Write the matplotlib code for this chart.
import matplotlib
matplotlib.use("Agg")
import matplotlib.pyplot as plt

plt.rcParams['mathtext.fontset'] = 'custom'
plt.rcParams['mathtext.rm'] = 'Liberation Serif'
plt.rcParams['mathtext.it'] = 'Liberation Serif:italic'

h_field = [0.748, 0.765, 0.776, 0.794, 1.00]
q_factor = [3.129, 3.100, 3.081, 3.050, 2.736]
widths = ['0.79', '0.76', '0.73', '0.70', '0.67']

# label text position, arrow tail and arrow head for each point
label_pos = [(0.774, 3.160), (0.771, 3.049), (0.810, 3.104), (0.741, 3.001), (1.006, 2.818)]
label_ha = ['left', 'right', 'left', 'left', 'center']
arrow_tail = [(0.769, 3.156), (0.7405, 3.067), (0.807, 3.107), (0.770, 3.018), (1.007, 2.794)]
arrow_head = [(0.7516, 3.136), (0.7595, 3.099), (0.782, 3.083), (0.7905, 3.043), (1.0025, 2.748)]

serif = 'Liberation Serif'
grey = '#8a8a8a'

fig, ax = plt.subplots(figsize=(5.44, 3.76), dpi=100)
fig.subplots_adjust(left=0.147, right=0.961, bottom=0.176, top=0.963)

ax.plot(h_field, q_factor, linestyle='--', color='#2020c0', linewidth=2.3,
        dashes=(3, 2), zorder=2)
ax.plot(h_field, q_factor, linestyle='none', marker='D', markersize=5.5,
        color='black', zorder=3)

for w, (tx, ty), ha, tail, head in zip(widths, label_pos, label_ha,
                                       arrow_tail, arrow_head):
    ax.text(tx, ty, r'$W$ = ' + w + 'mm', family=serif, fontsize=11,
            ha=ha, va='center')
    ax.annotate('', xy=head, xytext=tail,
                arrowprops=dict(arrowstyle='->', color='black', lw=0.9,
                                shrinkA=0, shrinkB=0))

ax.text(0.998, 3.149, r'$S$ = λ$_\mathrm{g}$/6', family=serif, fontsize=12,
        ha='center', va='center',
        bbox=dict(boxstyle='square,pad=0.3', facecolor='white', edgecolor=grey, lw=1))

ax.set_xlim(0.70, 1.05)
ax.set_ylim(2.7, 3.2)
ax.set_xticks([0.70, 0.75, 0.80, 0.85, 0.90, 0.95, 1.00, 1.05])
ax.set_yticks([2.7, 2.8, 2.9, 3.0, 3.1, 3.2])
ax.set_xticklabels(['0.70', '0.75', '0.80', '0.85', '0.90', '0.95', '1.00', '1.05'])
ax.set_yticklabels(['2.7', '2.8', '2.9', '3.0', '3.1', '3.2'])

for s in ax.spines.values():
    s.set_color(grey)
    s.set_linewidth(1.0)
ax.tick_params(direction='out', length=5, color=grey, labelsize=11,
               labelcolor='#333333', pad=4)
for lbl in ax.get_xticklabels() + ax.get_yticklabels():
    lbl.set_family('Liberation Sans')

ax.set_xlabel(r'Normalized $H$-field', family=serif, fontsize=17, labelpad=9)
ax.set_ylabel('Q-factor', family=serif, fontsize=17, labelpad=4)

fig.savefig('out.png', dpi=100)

What the task requires >> Extract the lines above, from the first one through the one containing "plt.rcParams['mathtext.it'] = 'Liberation", and return only those, unchanged.

Completed exercise >>
Write the matplotlib code for this chart.
import matplotlib
matplotlib.use("Agg")
import matplotlib.pyplot as plt

plt.rcParams['mathtext.fontset'] = 'custom'
plt.rcParams['mathtext.rm'] = 'Liberation Serif'
plt.rcParams['mathtext.it'] = 'Liberation Serif:italic'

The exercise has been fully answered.